Posted on 10/04/2019 5:45:40 PM PDT by marshmallow
Father de Foucauld, since his conversion, never for one day stopped thinking of that hour after which there are no others...
Immediately upon the outbreak of the Great War, Charles de Foucauld wished to return to France from the Sahara desert. He desired to rejoin the French army as a military chaplain. The bishop under whose authority he lived instructed him to stay where he was at Tamanrasset, a small village in modern-day Algeria.
De Foucauld obeyed what was later to prove a death sentence.
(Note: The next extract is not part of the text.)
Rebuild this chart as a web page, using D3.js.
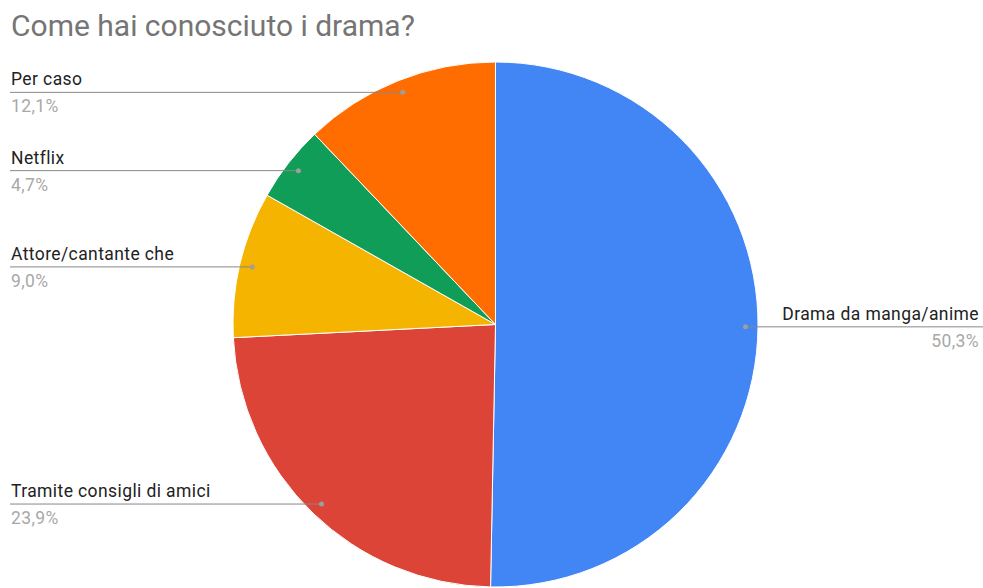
<!DOCTYPE html>
<html><head><meta charset="utf-8">
<script src="https://cdn.jsdelivr.net/npm/d3@7"></script>
<style>body{margin:0;background:#fff;} svg{display:block;font-family:Roboto, sans-serif;}</style>
</head><body>
<svg id="c" width="983" height="588"></svg>
<script>
const title = "Come hai conosciuto i drama?";
const categories = ["Drama da manga/anime","Tramite consigli di amici","Attore/cantante che","Netflix","Per caso"];
const values = [50.3, 23.9, 9.0, 4.7, 12.1];
const labels = ["50,3%","23,9%","9,0%","4,7%","12,1%"];
const colors = ["#4285F4","#DB4437","#F4B400","#0F9D58","#FF6D01"];

const W=983,H=588, cx=495.5, cy=324.5, R=262.5, rDot=250;
const svg=d3.select("#c");
svg.append("text").attr("x",11).attr("y",36).attr("font-size",30).attr("fill","#757575").text(title);

const data=categories.map((c,i)=>({c,v:values[i],l:labels[i],col:colors[i]}));
const pie=d3.pie().sort(null).value(d=>d.v);
const arcs=pie(data);
const arc=d3.arc().innerRadius(0).outerRadius(R);
const g=svg.append("g").attr("transform",`translate(${cx},${cy})`);
g.selectAll("path").data(arcs).join("path").attr("d",arc).attr("fill",d=>d.data.col).attr("stroke","#fff").attr("stroke-width",1);

arcs.forEach(a=>{
  const m=(a.startAngle+a.endAngle)/2;
  const x=cx+rDot*Math.sin(m), y=cy-rDot*Math.cos(m);
  const right = Math.sin(m)>0;
  const x0 = right? W : 10;
  svg.append("line").attr("x1",x).attr("x2",x0).attr("y1",y).attr("y2",y).attr("stroke","#888").attr("stroke-width",1);
  svg.append("circle").attr("cx",x).attr("cy",y).attr("r",2.5).attr("fill","#9e9e9e");
  const tx = right? 979 : 11;
  const anchor = right? "end":"start";
  svg.append("text").attr("x",tx).attr("y",y-7).attr("text-anchor",anchor).attr("font-size",17.5).attr("letter-spacing",0.4).attr("fill","#222").text(a.data.c);
  svg.append("text").attr("x",tx).attr("y",y+20).attr("text-anchor",anchor).attr("font-size",17.5).attr("letter-spacing",0.4).attr("fill","#a8a8a8").text(a.data.l);
});
</script>
</body></html>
Frances empire in 1914 extended to large parts of North Africa and that empire was now under attack. The Ottoman Empire, fighting alongside Prussia, called for the expulsion of all infidels from the lands of Islam and a restoration of the Caliphate. Some Saharan tribes responded to this call for jihad encouraged in so doing by the Muslim religious order known as the Senussi. De Foucauld lived far from French military aid in a makeshift hermitage. In the early hours of Dec. 1, 1916, an armed gang of fanatical Senussi set out to find the Christian hermit.
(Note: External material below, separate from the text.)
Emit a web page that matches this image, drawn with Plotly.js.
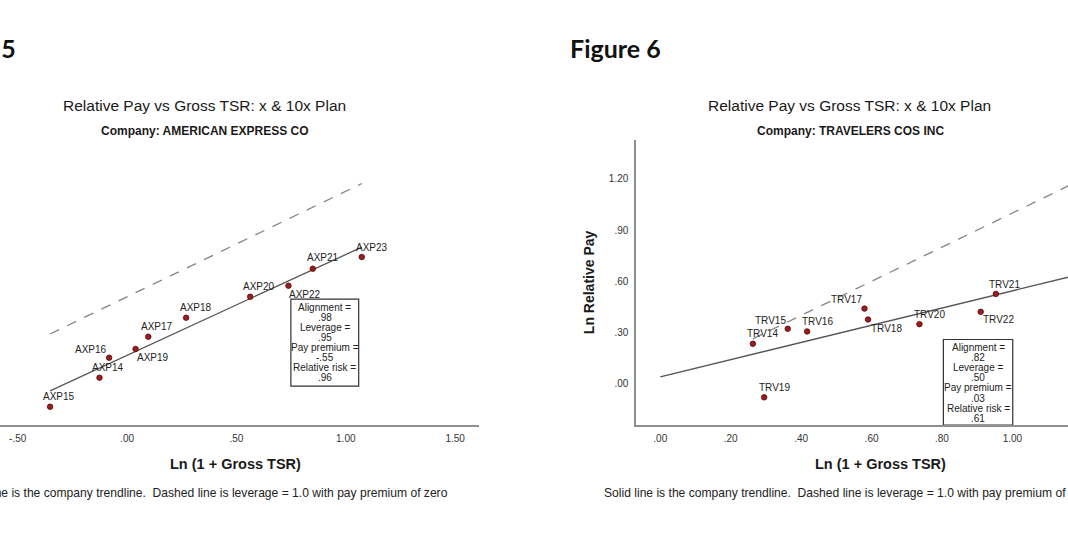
<!DOCTYPE html>
<html>
<head>
<meta charset="utf-8">
<script src="https://cdn.plot.ly/plotly-3.0.1.min.js"></script>
<style>
  html, body { margin:0; padding:0; background:#fff; }
  body { width:1068px; height:536px; overflow:hidden; position:relative; }
  .chart { position:absolute; top:0; width:630px; height:536px; }
</style>
</head>
<body>
<div id="fig5" class="chart" style="left:-111px"></div>
<div id="fig6" class="chart" style="left:534px"></div>
<script>
// ---------- Figure 5 : American Express ----------
const axpNames = ['AXP14','AXP15','AXP16','AXP17','AXP18','AXP19','AXP20','AXP21','AXP22','AXP23'];
const axpX     = [-0.126, -0.352, -0.082, 0.097, 0.270, 0.039, 0.563, 0.849, 0.738, 1.073];
const axpY     = [-0.766, -1.041, -0.577, -0.378, -0.198, -0.494, 0.001, 0.266, 0.105, 0.377];
const axpTrendX = [-0.352, 1.073];
const axpTrendY = [-0.890, 0.470];
const axpDashX  = [-0.352, 1.073];
const axpDashY  = [-0.352, 1.073];
const axpStats  = ['Alignment =', '.98', 'Leverage =', '.95', 'Pay premium =', '-.55', 'Relative risk =', '.96'];
const axpXTickVals = [-0.5, 0, 0.5, 1, 1.5];
const axpXTickText = ['-.50', '.00', '.50', '1.00', '1.50'];

// ---------- Figure 6 : Travelers ----------
const trvNames = ['TRV14','TRV15','TRV16','TRV17','TRV18','TRV19','TRV20','TRV21','TRV22'];
const trvX     = [0.263, 0.362, 0.417, 0.580, 0.590, 0.295, 0.736, 0.953, 0.910];
const trvY     = [0.234, 0.322, 0.306, 0.440, 0.376, -0.080, 0.349, 0.526, 0.421];
const trvTrendX = [0.00, 1.20];
const trvTrendY = [0.04, 0.645];
const trvDashX  = [0.263, 1.20];
const trvDashY  = [0.263, 1.20];
const trvStats  = ['Alignment =', '.82', 'Leverage =', '.50', 'Pay premium =', '.03', 'Relative risk =', '.61'];
const trvXTickVals = [0, 0.2, 0.4, 0.6, 0.8, 1.0, 1.2];
const trvXTickText = ['.00', '.20', '.40', '.60', '.80', '1.00', '1.20'];
const trvYTickVals = [0, 0.3, 0.6, 0.9, 1.2];
const trvYTickText = ['.00', '.30', '.60', '.90', '1.20'];

// label placement (pixel offsets from each point, style only)
const axpLabelDx = [9, 9, -18, 9, 10, 17, 9, 10, 17, 10];
const axpLabelDy = [-10, -10, -8, -10, -10, 9, -10, -11, 9, -10];
const trvLabelDx = [10, -17, 10, -18, 18, 10, 10, 9, 18];
const trvLabelDy = [-10, -8, -10, -9, 9, -10, -10, -9, 8];

const FONT = 'Liberation Sans, Arial, Helvetica, sans-serif';

function makeChart(div, o) {
  const traces = [
    { x: o.dashX, y: o.dashY, mode: 'lines', line: { color: '#858585', width: 1.3, dash: '10px,9px' }, hoverinfo: 'skip' },
    { x: o.trendX, y: o.trendY, mode: 'lines', line: { color: '#555555', width: 1.3 }, hoverinfo: 'skip' },
    { x: o.x, y: o.y, mode: 'markers', marker: { color: '#a01c1c', size: 5.5, line: { color: '#4a0808', width: 0.8 } } }
  ];
  const ann = [];
  o.names.forEach((n, i) => {
    ann.push({ x: o.x[i], y: o.y[i], xref: 'x', yref: 'y', text: n, showarrow: false,
      xanchor: 'center', yanchor: 'middle',
      xshift: o.dx[i], yshift: -o.dy[i], font: { family: FONT, size: 10, color: '#222' } });
  });
  const bx = (o.box[0] + o.box[1]) / 2;
  o.stats.forEach((s, i) => {
    ann.push({ x: bx, y: o.box[2], xref: 'x', yref: 'y', text: s, showarrow: false,
      xanchor: 'center', yanchor: 'middle', yshift: -(8 + i * 10.1), font: { family: FONT, size: 10, color: '#222' } });
  });
  const mid = { showarrow: false, xref: 'paper', yref: 'paper', yanchor: 'middle' };
  ann.push(Object.assign({}, mid, { x: 0.437, y: 1.1226, xanchor: 'center', text: 'Relative Pay vs Gross TSR: x &amp; 10x Plan',
    font: { family: FONT, size: 15.5, color: '#1a1a1a' } }));
  ann.push(Object.assign({}, mid, { x: 0.439, y: 1.0326, xanchor: 'center', text: '<b>' + o.company + '</b>',
    font: { family: FONT, size: 12, color: '#1a1a1a' } }));
  ann.push(Object.assign({}, mid, { x: -0.1395, y: 1.322, xanchor: 'left', text: '<b>' + o.figure + '</b>',
    font: { family: 'Lato, Inter, sans-serif', size: 25, color: '#111' } }));
  ann.push(Object.assign({}, mid, { x: -0.0964, y: 0.501, xanchor: 'center', textangle: -90, text: '<b>Ln Relative Pay</b>',
    font: { family: FONT, size: 14, color: '#1a1a1a' } }));
  ann.push(Object.assign({}, mid, { x: 0.502, y: -0.138, xanchor: 'center', text: '<b>Ln (1 + Gross TSR)</b>',
    font: { family: FONT, size: 14.5, color: '#1a1a1a' } }));
  ann.push(Object.assign({}, mid, { x: -0.0697, y: -0.240, xanchor: 'left',
    text: 'Solid line is the company trendline.\u00a0\u00a0Dashed line is leverage = 1.0 with pay premium of zero',
    font: { family: FONT, size: 12.1, color: '#222' } }));

  const layout = {
    width: 630, height: 536,
    margin: { l: 102, r: 40, t: 140, b: 110.5 },
    paper_bgcolor: '#fff', plot_bgcolor: '#fff',
    showlegend: false,
    xaxis: { range: o.xr, showgrid: false, zeroline: false, showline: true, linecolor: '#8f8f8f', linewidth: 1.7,
      tickmode: 'array', tickvals: o.xtv, ticktext: o.xtt, ticks: '', ticklabelstandoff: 3,
      tickfont: { family: FONT, size: 10, color: '#333' } },
    yaxis: { range: o.yr, showgrid: false, zeroline: false, showline: true, linecolor: '#8f8f8f', linewidth: 1.7,
      showticklabels: o.ytv.length > 0,
      tickmode: 'array', tickvals: o.ytv, ticktext: o.ytt, ticks: '', ticklabelstandoff: 4,
      tickfont: { family: FONT, size: 10, color: '#333' } },
    shapes: [{ type: 'rect', xref: 'x', yref: 'y', x0: o.box[0], x1: o.box[1], y0: o.box[3], y1: o.box[2],
      line: { color: '#333', width: 1.2 }, fillcolor: 'rgba(0,0,0,0)' }],
    annotations: ann
  };
  Plotly.newPlot(div, traces, layout, { staticPlot: true, displayModeBar: false });
}

makeChart('fig5', {
  names: axpNames, x: axpX, y: axpY, dx: axpLabelDx, dy: axpLabelDy,
  trendX: axpTrendX, trendY: axpTrendY, dashX: axpDashX, dashY: axpDashY,
  stats: axpStats, box: [0.749, 1.059, -0.021, -0.845],
  company: 'Company: AMERICAN EXPRESS CO', figure: 'Figure 5',
  xr: [-0.622, 1.609], yr: [-1.214, 1.485],
  xtv: axpXTickVals, xtt: axpXTickText, ytv: [], ytt: []
});
makeChart('fig6', {
  names: trvNames, x: trvX, y: trvY, dx: trvLabelDx, dy: trvLabelDy,
  trendX: trvTrendX, trendY: trvTrendY, dashX: trvDashX, dashY: trvDashY,
  stats: trvStats, box: [0.804, 1.001, 0.259, -0.242],
  company: 'Company: TRAVELERS COS INC', figure: 'Figure 6',
  xr: [-0.069, 1.317], yr: [-0.242, 1.428],
  xtv: trvXTickVals, xtt: trvXTickText, ytv: trvYTickVals, ytt: trvYTickText
});
</script>
</body>
</html>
De Foucauld was indeed a long way from home. He was born at Strasbourg on Sept. 15,1858 into a wealthy French aristocratic family. An unhappy childhood followed. By the time he was 6 years old he was an orphan. Subsequently, at school he learned little. He did become an agnostic, however. Eventually, his family enlisted him in the military, in the hope of disciplining the unruly youth; but this hope proved futile. The endless hours of barrack life only appeared to make matters worse: his attention now focused solely on pleasure. To his family, he was fast becoming an embarrassment; to the military he was a liability.
Eventually, de Foucauld was dismissed in disgrace from the army: when.............
(Excerpt) Read more at ncregister.com ...
Thanks for this.
Beautiful, thanks. As good as I will read anything today. God bless!
Truly inspiring!
Powerful. Poor father. Ignored the advice of French leaders and killed at a young age. Amazing how a saint’s prayers, such as the prayers of Fr. Charles, cannot remove the apostasy of Saracens.